En çok hadîs rivâyet edenler
19/12/2023 Salı Köşe yazarı R.A
Dünkü
makâlemizde, hadîs târihinin 4 döneminden kitâbet,
tedvîn ve tasnif dönemlerini ele almıştık; bugün de bir
nebze “Tehzîb” döneminden
bahsedip ondan sonra hadîs rivâyeti konusuna
geçelim. “Tehzîb” dönemi,
4-5. asrın ortalarından başlayıp günümüze kadar devâm etmektedir. Bu devre,
hadîs eserleri üzerinde, yeniden tasnîf, cem’, tedkîk, şerh, değerlendirme ve
benzeri çalışmalarla daha kullanışlı hâle getirme devresidir.
Peygamberimizin
söz, fiil (iş), takrîr (onay) ve hâllerini, usûlüne uygun olarak alıp nakleden
ilme “Rivâyetül-hadîs=Mustalahul-hadîs=Usûl-i
hadîs İlmi” denilir. Hadîs-i şerîflerin senedli veya
senedsiz olarak nakledilmesine “Rivâyet” denilmektedir.

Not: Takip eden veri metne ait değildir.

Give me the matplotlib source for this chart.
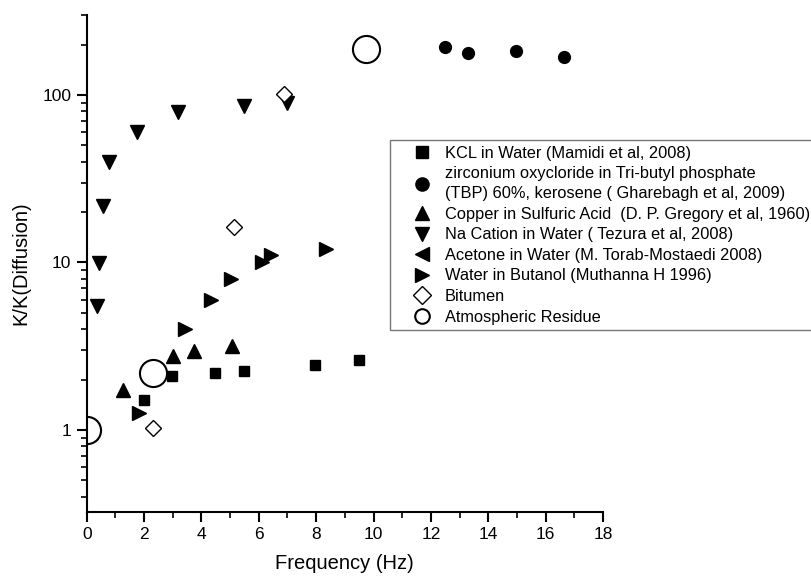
import numpy as np
import matplotlib.pyplot as plt
from matplotlib.ticker import LogLocator, NullFormatter, FixedLocator, FixedFormatter

plt.rcParams['font.family'] = ['Liberation Sans', 'DejaVu Sans']

# data
kcl_x = [2.0, 2.99, 4.48, 5.47, 7.97, 9.48]
kcl_y = [1.50, 2.10, 2.20, 2.24, 2.45, 2.61]

zr_x = [12.48, 13.3, 14.97, 16.64]
zr_y = [193, 178, 184, 168]

cu_x = [1.28, 3.02, 3.74, 5.07]
cu_y = [1.72, 2.77, 2.98, 3.15]

na_x = [0.37, 0.43, 0.58, 0.79, 1.77, 3.18, 5.48, 6.99]
na_y = [5.47, 9.96, 21.7, 39.9, 59.8, 79.4, 85.5, 89.8]

acetone_x = []
acetone_y = []

butanol_x = [1.82, 3.42, 4.32, 5.02, 6.1, 6.43, 8.33]
butanol_y = [1.26, 4.03, 6.0, 8.0, 10.1, 11.1, 12.1]

bitumen_x = [2.31, 5.15, 6.87]
bitumen_y = [1.03, 16.3, 101]

residue_x = [0.0, 2.31, 9.73]
residue_y = [1.0, 2.2, 187]

labels = [
    "KCL in Water (Mamidi et al, 2008)",
    "zirconium oxycloride in Tri-butyl phosphate\n(TBP) 60%, kerosene ( Gharebagh et al, 2009)",
    "Copper in Sulfuric Acid  (D. P. Gregory et al, 1960)",
    "Na Cation in Water ( Tezura et al, 2008)",
    "Acetone in Water (M. Torab-Mostaedi 2008)",
    "Water in Butanol (Muthanna H 1996)",
    "Bitumen",
    "Atmospheric Residue",
]

fig = plt.figure(figsize=(8.12, 5.82), dpi=100)
ax = fig.add_axes([0.1068, 0.1208, 0.6358, 0.8534])

ax.plot(kcl_x, kcl_y, "s", color="black", ms=7, ls="none", label=labels[0])
ax.plot(zr_x, zr_y, "o", color="black", ms=8.5, ls="none", label=labels[1])
ax.plot(cu_x, cu_y, "^", color="black", ms=9.5, ls="none", label=labels[2])
ax.plot(na_x, na_y, "v", color="black", ms=9.5, ls="none", label=labels[3])
ax.plot(acetone_x, acetone_y, "<", color="black", ms=9.5, ls="none", label=labels[4])
ax.plot(butanol_x, butanol_y, ">", color="black", ms=9.5, ls="none", label=labels[5])
ax.plot(bitumen_x, bitumen_y, "D", mfc="white", mec="black", mew=1.0, ms=8.5,
        ls="none", label=labels[6])
ax.plot(residue_x, residue_y, "o", mfc="white", mec="black", mew=1.5, ms=19.5,
        ls="none", label=labels[7])

ax.set_yscale("log")
ax.set_xlim(0, 18)
ax.set_ylim(0.325, 300)

ax.set_xticks(range(0, 19, 2))
ax.set_xticks(range(1, 18, 2), minor=True)
ax.yaxis.set_major_locator(FixedLocator([1, 10, 100]))
ax.yaxis.set_major_formatter(FixedFormatter(["1", "10", "100"]))
ax.yaxis.set_minor_locator(LogLocator(base=10, subs=np.arange(2, 10)))
ax.yaxis.set_minor_formatter(NullFormatter())

ax.spines["top"].set_visible(False)
ax.spines["right"].set_visible(False)
ax.spines["left"].set_linewidth(1.5)
ax.spines["bottom"].set_linewidth(1.5)
ax.tick_params(which="major", direction="out", length=7, width=1.5,
               labelsize=12.5, pad=4)
ax.tick_params(which="minor", direction="out", length=4, width=1.2)

ax.set_xlabel("Frequency (Hz)", fontsize=14.5, labelpad=9)
ax.set_ylabel("K/K(Diffusion)", fontsize=14.5, labelpad=9)

# legend, one marker per entry
handles, _ = ax.get_legend_handles_labels()
leg = fig.legend(handles, labels, loc="upper left",
                 bbox_to_anchor=(390 / 812, 1 - 140 / 582),
                 fontsize=11.8, frameon=True, fancybox=False,
                 edgecolor="#555555", labelspacing=0.34,
                 handletextpad=-0.2, borderpad=0.35, handlelength=3.2,
                 borderaxespad=0)
leg.get_frame().set_linewidth(1.0)
leg.get_texts()[1].set_linespacing(1.4)
legend_sizes = [8.5, 9.5, 9.5, 9.5, 9.5, 9.5, 9.0, 10.5]
for h, s in zip(leg.legend_handles, legend_sizes):
    h.set_markersize(s)

fig.savefig("out.png", dpi=100)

Bu iş, nakledilen bir sözü veya işi, kimin kimden aldığını belirterek, onu
söyleyenine veya yapanına nisbet etmektir. Hadîsi senedi ile veya usûlüne uygun
olarak nakleden kimseye “Müsnid” denilir.
Hadîsi nakleden kişiye de “Râvî” denilmektedir.
Rivâyet asrı, hicrî ilk üç asırdır. Hadîs rivâyetinde ilk 4 tabaka, “Sahâbe”,
“Tâbiîn”, “Tebe-i Tâbiîn” ve “Etbâ-ı
Tebe-i Tâbiîn” tabakalarıdır.
Peygamberimiz,
hicretten hemen sonra, ilk olarak 3 iş yaptı: “Mescid-i Nebevî”yi inşâ
ettirdi; “Muhacirûn” ile “Ensâr”ı
kardeş yaptı; bir de Mescid-i Nebevînin arkasına bir “Suffe=Çardak” yaptırdı.
Burada kalan kimselere “Eshâb-ı suffe” denilirdi
ki bunlar, sulh zamanında talebe, harp zamanında mücâhidîn idiler. Orası,
ilk “Dârul-Kur’ân=Kur’ân kursu”, ilk “Dârul-hadîs”, ilk yurt, ilk kışla gibi
pekçok şeyin ilki idi. Orada kalanların sayısı, 100’ü
geçmiştir. Onlar, inen âyet-i kerîmeleri ve vârid olan hadîs-i şerîfleri
ezberler, aralarında müzâkere yapar ve diğer sahâbîlere de naklederlerdi.
Sahâbe-i kirâm, Peygamber Efendimizin hadîs-i şerîflerine çok önem verirlerdi...
Hadîs
rivâyeti söz konusu olunca, “Müksirûn” ve “Mukıllûn” terimlerinin
bilinmesi gerekir. 1.000’den az hadîs rivâyet edenlere, “Mukıllûn”,
1.000’den çok hadîs rivâyet edenlere ise “Müksirûn” denilir. “Müksirûn” hakkında, Prof.
Dr. Abdullah Aydınlı, “Hadîs Istılâhları Sözlüğü”nde, Ebul-Ferec
Abdurrahmân İbnül-Cevzî’den (ö. 597) naklen şu listeyi
vermiştir. “Müksirûn” 1.000’den fazla hadîs rivâyet eden sahâbîlerdir ki,
en fazla hadîs rivâyet edenden itibâren aşağıya doğru sırasıyla şu 7 kişidir: 1- Ebû
Hüreyre (ö. 58): 5.374 hadis; 2-
Abdullah bin Ömer (ö. 73): 2.630 hadîs; 3-
Enes bin Mâlik (ö. 93): 2.286 hadîs; 4-
Hazret-i Âişe (ö. 58): 2.210 hadîs; 5-
Abdullah bin Abbâs (ö. 68): 1.660 hadîs; 6-
Câbir bin Abdullah (ö. 74): 1.540 hadîs; 7-
Ebû Said el-Hudrî (ö. 64): 1.170 hadîs.
Yine Ahmed
Muhammed Şâkir de, bu sıraya göre, Ahmed
İbn Hanbel’in Müsned’inden
mükerrerleri çıkararak farklı rakamlar zikretmiştir. Bu sıra, Cumhûriyet
döneminde en kıdemli hadîs profesörü olan merhûm Prof. Dr. Talat Koçyiğit
hocamızın, “Hadîs Târihi” kitâbında da mezkûrdur.